[START Data extract]
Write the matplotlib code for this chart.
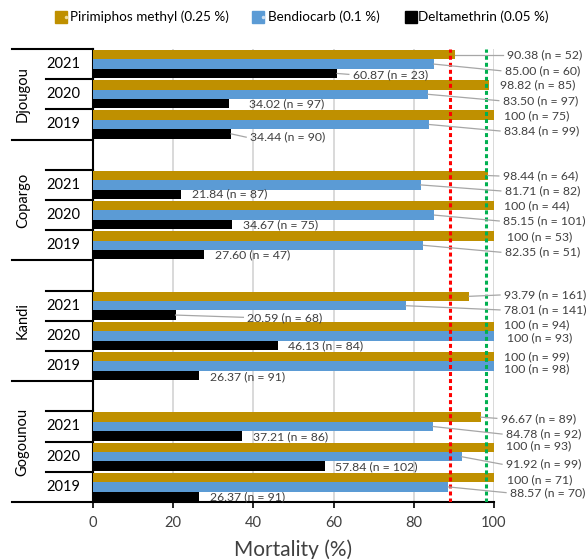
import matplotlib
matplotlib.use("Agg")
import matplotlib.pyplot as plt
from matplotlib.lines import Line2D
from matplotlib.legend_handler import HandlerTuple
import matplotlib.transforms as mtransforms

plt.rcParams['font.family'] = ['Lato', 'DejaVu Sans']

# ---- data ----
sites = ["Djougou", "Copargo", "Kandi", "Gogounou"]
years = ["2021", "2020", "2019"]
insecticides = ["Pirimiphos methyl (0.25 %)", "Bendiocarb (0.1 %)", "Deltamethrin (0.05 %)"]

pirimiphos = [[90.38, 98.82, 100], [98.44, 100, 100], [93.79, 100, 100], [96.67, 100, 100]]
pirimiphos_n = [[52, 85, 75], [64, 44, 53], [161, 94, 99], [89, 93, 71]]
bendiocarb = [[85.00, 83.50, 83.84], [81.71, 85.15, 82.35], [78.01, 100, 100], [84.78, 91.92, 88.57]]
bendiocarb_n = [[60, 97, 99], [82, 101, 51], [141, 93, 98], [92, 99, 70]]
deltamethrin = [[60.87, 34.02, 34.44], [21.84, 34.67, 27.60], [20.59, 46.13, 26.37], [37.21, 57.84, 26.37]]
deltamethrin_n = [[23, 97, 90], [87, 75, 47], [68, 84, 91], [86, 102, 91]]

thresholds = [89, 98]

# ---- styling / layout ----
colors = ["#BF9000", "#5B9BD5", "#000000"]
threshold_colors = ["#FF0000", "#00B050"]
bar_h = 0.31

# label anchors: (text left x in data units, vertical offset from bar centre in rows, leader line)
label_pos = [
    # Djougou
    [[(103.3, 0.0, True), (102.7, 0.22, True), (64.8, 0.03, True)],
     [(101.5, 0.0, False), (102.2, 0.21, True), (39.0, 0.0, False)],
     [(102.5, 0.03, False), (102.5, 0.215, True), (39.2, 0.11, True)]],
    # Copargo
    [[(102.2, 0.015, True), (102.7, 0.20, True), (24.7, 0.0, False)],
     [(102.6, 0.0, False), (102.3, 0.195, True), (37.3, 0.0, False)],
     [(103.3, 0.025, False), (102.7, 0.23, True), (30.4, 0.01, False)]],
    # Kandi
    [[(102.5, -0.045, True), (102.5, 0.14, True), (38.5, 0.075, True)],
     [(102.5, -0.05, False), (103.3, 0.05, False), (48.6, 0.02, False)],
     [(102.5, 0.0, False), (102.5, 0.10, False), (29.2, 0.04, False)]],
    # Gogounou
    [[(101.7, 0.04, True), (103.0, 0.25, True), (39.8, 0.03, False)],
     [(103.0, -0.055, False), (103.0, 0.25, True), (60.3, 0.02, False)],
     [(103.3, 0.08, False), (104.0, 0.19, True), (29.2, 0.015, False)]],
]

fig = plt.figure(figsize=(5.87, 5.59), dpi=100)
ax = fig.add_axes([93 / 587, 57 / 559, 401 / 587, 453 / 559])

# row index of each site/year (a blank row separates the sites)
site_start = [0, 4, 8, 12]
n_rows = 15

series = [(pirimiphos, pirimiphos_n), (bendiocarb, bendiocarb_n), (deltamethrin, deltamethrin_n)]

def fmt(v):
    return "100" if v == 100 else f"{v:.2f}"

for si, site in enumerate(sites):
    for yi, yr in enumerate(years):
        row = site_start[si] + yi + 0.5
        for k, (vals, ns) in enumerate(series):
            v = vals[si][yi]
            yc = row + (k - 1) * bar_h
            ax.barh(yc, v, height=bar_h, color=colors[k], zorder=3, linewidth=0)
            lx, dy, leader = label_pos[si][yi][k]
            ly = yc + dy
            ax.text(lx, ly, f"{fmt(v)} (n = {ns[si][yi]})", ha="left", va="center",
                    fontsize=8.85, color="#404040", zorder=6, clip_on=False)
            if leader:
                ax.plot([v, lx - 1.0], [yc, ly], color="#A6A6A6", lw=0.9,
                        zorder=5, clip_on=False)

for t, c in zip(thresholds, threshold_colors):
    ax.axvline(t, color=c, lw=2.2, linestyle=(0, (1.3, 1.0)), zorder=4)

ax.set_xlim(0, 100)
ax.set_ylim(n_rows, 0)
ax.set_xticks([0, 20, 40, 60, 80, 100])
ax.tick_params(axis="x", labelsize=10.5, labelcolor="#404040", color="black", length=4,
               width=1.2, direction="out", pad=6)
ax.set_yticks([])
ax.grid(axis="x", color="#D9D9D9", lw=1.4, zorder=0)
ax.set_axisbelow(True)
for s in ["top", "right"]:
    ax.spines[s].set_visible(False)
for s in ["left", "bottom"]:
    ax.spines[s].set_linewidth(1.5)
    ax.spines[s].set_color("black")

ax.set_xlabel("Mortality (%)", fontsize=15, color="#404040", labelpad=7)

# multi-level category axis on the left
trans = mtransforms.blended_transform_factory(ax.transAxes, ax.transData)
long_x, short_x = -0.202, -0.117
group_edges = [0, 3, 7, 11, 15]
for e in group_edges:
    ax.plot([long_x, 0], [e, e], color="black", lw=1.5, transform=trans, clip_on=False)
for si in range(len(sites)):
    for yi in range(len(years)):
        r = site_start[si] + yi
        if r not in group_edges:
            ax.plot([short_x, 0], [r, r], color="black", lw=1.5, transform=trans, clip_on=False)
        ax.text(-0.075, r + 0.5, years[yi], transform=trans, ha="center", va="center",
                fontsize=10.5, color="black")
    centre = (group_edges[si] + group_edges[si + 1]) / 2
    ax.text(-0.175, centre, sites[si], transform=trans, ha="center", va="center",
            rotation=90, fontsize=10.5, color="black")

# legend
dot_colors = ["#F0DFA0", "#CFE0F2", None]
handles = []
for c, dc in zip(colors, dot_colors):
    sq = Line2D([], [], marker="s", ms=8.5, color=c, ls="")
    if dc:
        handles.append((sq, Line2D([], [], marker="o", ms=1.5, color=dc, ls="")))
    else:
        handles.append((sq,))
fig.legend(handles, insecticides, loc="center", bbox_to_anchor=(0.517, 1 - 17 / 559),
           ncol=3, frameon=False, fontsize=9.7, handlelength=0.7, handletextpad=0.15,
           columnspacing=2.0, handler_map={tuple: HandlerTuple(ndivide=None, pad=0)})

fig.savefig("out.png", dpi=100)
[END Data extract]
Starting at the top of the listing above, reproduce each line up to and including the one with "bar_h = 0.31"; omit the pictures.

Write the matplotlib code for this chart.
import matplotlib
matplotlib.use("Agg")
import matplotlib.pyplot as plt
from matplotlib.lines import Line2D
from matplotlib.legend_handler import HandlerTuple
import matplotlib.transforms as mtransforms

plt.rcParams['font.family'] = ['Lato', 'DejaVu Sans']

# ---- data ----
sites = ["Djougou", "Copargo", "Kandi", "Gogounou"]
years = ["2021", "2020", "2019"]
insecticides = ["Pirimiphos methyl (0.25 %)", "Bendiocarb (0.1 %)", "Deltamethrin (0.05 %)"]

pirimiphos = [[90.38, 98.82, 100], [98.44, 100, 100], [93.79, 100, 100], [96.67, 100, 100]]
pirimiphos_n = [[52, 85, 75], [64, 44, 53], [161, 94, 99], [89, 93, 71]]
bendiocarb = [[85.00, 83.50, 83.84], [81.71, 85.15, 82.35], [78.01, 100, 100], [84.78, 91.92, 88.57]]
bendiocarb_n = [[60, 97, 99], [82, 101, 51], [141, 93, 98], [92, 99, 70]]
deltamethrin = [[60.87, 34.02, 34.44], [21.84, 34.67, 27.60], [20.59, 46.13, 26.37], [37.21, 57.84, 26.37]]
deltamethrin_n = [[23, 97, 90], [87, 75, 47], [68, 84, 91], [86, 102, 91]]

thresholds = [89, 98]

# ---- styling / layout ----
colors = ["#BF9000", "#5B9BD5", "#000000"]
threshold_colors = ["#FF0000", "#00B050"]
bar_h = 0.31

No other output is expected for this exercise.